Conservation is not about conserving Nature then, but rather about harmonising mankind with his environment. It is obvious to any city dweller that we are far from cut off from Nature in the city. There are foxes in London that snoop around bins on cold winter nights by St Pauls. There are peregrin falcons in Trafalgar. Large parks host tree, flowers, insects and birds. If we have a microscope of course we can never escape the protozoans that form in puddles everywhere and anywhere.
Isolating regions of landscape as pristine wilderness it seems to me is a very limited concept of conservation. What is far more important is to integrate our lives, our cities, our farms and our transport with natural concerns. Building forest corridors through cities, leaving rivers over-ground, providing animal crossing points under roads, cutting the grass in parks in a rotation that leaves part of it wild for a year are just a few easily introduced measures that would harmonise the use of land between humans and other creatures.
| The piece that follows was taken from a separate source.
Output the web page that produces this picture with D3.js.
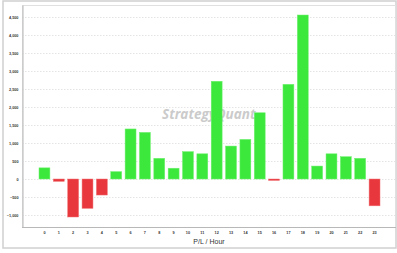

Much of the natural world already depends upon human activity. Britain was once completely forested in climax oak woodland but the cutting of this down in the neolithic period and the introduction of farming hugely increased the biodiversity of the island. Chalk grasslands are one of the rare and complex communities that have been created and are managed by mankind. This is a good example of the essential symbiosis that could exist between mankind and the rest of the worlds ecology.
An important aspect of this view is the removal of mankind from a leading role in conservation. Nature is an ongoing event that mankind is just a small part of. The future of nature is assured, that of mankind like any species is not so secure. Improving our ecology is a conservation measure as much about preserving nature as it is about preserving man. The two are intimately linked and doing one ensures the other. What is unrealistic is the idea that man will prosper with or without nature as though man really were a world and a law unto himself. This is the previous idea of wilderness.
Conservation then is not just an arbitrary policy decision. Instead it is a fundamental question about man and his environment. Every aspect of mankind's activity from farming, to transport, to cities requires ecology as a broad ethical and scientific framework intergrating the near and the far and placing man sustainably and sensitively within his world. That is the view of conservation here.